The Mystery of the Wild & Free<R> Dances With the New Reality

Margot Adler
May 31-June 2

Margot Adler has come to Rowe for more than 20 years, bringing her unique blend of exuberant ritual, deep intellectual talk, ribald laughter, and irrepressible New York spunk. She is a leader in the contemporary revival of earth-centered religion, Goddess spirituality, and Wicca. Wicca, or the Old Religion, is the reemergence in the modern world of a religion that celebrates the immanent, sacred life force, the energy that connects all creation. We can tap into the divine power and energy - the magic present in the universe and within oneself.

By day, Margot Adler is a highly professional National Public Radio Correspondent. In her life, the sacred and the secular are both aspects of the same reality - our simple, daily lives actually reflect a profound spiritual beauty.

Ever since September Eleventh, she's been reporting on the crisis in New York City, bringing to the airways the stories of people who lost homes and jobs and loved ones, as well as attempts of the city to recover. In her private life she's been filled with rage and sadness. "I'm furious at the `religions of the book,' and I feel that few are willing to confront the fact that the foundational texts of all the `Great Religions' contain words that justify the violence of the suicide bomber, that promote martyrdom and heaven above the love of this earth, that generate a hatred of women." At the same time, she says, she's felt a deep sadness that the dreams we've had for the future seem to be on the back burner and may be so for generations.

Once our insights and our critique of society felt original, vast, luminous. We learned many things that many have tried to get us to forget: the government lies, so you have to find the truth for yourself, and in yourself; you can't perfect yourself before you act, for without action, we are less than what we can be; the world is more complex and ambiguous than we ever imagined.

"I've spent much of my life thinking about the odd intersection of science, science fiction, feminism, and ecology. I'm horrified at the prospect of spending the next decades fighting old religious battles we thought were over hundreds of years ago. My mental furniture is being rearranged. I have no answers. I hate coca cola and corporate culture, but I hate fundamentalism and the burka even more."

Let's come together to share stories, to engage in loving discussion, to read poems, and share the feelings we've had over the last eight months. Let's see if we can formulate a middle path. This retreat is for people who are genuinely trying to struggle in this new reality and want to share stories, lives, song, and ritual. We'll share how our lives have changed, where we are going, and create rituals to see our path clearly. Let us create a place filled with honesty, clarity, and humor, a place that recognizes the complexity of life in these exceptional times, a place where we may not have answers, but we can begin to ask the right questions. Let us create a place where we can reclaim the juice and mystery of the wild and free, where our own transformative energy can be renewed for the future. Come with open minds and open hearts, ready to join in creating a spring celebration of magic and ritual, laughter and play, teachings and stories. Please bring instruments, drums, rattles, and personal objects to place on a community altar.

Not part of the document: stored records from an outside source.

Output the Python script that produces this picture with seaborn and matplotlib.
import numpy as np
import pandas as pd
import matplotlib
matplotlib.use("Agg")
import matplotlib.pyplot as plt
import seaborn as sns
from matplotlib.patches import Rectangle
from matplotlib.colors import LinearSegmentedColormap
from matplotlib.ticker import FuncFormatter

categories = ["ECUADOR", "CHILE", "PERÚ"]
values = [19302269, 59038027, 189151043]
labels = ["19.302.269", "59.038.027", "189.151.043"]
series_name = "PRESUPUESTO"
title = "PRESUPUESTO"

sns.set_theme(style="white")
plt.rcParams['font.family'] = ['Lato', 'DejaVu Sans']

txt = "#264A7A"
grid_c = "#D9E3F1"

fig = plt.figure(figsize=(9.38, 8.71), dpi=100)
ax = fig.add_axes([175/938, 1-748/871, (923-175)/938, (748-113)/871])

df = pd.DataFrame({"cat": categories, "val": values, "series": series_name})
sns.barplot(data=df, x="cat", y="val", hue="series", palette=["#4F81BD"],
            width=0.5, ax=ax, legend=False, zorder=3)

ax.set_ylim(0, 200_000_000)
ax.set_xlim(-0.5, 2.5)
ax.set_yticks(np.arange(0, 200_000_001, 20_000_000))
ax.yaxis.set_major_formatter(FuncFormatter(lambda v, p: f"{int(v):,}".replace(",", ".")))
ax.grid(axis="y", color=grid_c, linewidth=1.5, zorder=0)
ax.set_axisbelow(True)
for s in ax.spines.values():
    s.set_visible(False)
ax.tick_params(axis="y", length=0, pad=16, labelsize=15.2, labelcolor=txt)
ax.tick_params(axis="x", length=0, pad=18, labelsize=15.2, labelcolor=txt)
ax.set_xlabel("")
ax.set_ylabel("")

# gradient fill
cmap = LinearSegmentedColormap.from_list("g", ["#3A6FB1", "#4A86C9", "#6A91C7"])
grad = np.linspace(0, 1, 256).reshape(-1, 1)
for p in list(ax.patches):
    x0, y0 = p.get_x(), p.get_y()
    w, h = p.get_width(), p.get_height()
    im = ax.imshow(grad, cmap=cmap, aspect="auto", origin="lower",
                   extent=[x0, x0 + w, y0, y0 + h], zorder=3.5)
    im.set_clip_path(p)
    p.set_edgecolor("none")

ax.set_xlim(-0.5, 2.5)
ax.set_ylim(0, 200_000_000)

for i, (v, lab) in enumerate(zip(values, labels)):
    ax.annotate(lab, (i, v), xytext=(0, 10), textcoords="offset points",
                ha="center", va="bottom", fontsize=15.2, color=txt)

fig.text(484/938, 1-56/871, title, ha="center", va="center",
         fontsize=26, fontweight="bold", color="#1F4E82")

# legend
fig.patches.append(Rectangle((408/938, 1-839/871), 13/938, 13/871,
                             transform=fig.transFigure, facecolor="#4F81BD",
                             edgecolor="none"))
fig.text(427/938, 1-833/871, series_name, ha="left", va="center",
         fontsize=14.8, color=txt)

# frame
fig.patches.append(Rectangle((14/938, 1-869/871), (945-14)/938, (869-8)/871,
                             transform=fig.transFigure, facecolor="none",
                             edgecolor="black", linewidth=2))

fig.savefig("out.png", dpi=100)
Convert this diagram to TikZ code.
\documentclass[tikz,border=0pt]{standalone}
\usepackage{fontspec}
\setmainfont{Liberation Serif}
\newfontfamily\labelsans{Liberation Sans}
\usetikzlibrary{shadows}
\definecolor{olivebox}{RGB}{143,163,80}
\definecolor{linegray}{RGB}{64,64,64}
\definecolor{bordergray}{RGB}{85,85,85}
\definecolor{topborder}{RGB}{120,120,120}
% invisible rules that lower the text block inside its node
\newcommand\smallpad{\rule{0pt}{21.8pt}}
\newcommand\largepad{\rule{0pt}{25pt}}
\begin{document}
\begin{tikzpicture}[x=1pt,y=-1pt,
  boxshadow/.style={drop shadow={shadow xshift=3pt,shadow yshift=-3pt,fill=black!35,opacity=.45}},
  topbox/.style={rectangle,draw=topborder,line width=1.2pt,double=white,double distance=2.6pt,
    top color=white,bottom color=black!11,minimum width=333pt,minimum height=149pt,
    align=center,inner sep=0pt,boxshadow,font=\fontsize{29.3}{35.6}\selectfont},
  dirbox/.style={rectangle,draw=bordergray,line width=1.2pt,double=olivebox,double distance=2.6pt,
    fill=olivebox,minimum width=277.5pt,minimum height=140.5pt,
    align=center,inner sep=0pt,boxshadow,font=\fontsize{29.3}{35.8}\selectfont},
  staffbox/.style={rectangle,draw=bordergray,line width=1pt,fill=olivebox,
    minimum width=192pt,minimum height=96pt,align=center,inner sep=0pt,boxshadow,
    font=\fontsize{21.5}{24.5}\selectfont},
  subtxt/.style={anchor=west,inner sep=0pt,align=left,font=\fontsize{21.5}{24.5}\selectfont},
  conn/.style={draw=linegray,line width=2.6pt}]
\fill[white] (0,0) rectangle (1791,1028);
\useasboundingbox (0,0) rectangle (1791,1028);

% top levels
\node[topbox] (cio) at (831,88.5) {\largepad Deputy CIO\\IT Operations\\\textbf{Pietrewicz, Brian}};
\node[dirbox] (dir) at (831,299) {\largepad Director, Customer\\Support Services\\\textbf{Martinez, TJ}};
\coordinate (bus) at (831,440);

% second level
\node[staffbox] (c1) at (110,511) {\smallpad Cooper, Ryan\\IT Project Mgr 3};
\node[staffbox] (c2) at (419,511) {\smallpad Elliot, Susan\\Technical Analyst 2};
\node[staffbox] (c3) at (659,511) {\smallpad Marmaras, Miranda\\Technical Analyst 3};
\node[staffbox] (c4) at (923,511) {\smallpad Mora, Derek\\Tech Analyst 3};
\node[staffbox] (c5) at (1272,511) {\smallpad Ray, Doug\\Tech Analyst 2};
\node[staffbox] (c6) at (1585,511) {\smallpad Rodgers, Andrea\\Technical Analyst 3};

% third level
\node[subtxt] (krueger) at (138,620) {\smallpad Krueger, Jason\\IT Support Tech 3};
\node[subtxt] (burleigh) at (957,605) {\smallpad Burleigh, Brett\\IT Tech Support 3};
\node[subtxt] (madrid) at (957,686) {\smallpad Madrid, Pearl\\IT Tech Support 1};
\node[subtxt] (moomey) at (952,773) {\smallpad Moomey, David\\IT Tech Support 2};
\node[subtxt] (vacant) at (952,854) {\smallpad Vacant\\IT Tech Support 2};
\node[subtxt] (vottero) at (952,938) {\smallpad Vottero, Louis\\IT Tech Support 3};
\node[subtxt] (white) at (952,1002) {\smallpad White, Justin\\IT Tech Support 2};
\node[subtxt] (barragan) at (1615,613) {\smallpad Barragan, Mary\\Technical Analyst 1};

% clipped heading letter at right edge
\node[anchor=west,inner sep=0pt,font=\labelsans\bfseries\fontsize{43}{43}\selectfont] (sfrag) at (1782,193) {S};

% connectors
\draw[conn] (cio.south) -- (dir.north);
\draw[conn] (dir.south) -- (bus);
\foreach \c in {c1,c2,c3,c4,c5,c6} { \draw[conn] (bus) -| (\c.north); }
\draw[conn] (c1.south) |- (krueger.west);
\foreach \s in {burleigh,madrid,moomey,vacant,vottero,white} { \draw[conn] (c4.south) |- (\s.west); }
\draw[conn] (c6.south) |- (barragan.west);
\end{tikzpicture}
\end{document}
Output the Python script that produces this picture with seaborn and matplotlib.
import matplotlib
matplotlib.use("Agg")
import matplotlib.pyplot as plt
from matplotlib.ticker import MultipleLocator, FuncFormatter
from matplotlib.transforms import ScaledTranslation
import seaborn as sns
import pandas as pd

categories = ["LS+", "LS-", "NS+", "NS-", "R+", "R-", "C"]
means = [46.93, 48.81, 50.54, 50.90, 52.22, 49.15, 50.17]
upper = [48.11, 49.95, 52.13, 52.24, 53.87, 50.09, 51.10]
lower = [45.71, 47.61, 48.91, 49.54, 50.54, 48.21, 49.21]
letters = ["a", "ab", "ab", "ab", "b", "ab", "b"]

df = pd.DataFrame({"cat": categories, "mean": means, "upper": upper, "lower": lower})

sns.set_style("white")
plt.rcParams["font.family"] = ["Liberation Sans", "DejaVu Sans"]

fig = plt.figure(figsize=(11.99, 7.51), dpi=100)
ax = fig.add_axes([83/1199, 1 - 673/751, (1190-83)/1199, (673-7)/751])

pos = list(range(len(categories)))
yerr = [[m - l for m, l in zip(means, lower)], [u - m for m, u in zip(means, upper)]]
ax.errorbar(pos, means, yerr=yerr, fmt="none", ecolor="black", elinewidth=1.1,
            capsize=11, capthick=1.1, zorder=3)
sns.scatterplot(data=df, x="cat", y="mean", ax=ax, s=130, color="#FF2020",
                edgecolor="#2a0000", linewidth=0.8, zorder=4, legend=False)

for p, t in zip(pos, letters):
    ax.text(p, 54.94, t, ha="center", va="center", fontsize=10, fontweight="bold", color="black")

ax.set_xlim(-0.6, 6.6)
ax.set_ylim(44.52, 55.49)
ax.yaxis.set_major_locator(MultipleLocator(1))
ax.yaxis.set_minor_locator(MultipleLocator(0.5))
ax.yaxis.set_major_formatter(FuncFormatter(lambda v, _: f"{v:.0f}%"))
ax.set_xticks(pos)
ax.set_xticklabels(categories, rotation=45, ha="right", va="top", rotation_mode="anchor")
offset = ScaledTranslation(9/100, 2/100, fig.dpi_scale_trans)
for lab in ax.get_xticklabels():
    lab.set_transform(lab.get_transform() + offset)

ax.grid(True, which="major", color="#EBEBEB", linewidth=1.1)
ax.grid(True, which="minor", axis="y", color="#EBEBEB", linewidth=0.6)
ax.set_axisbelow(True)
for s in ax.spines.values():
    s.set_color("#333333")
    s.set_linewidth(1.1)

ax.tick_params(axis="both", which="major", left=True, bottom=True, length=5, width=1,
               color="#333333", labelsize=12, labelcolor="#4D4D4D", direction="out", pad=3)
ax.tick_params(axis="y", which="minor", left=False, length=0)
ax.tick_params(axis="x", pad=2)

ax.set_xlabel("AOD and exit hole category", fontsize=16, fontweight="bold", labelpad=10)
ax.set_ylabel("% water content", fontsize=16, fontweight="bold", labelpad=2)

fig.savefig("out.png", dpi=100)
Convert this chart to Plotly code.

Margot Adler is a Wiccan priestess and elder in the Women's spirituality movement who has spent the last two decades walking in both the sacred and "mundane" worlds. An ace National Public Radio correspondent, as well as one of the first Wiccan priestesses to "go public," she wrote the renowned Drawing Down the Moon and her excellent memoir, Heretic's Heart: A Journey Through Spirit and Revolution. When she was young, she was arrested in the Free Speech Movement in Berkeley and was politically active in stopping the American invasion of Southeast Asia.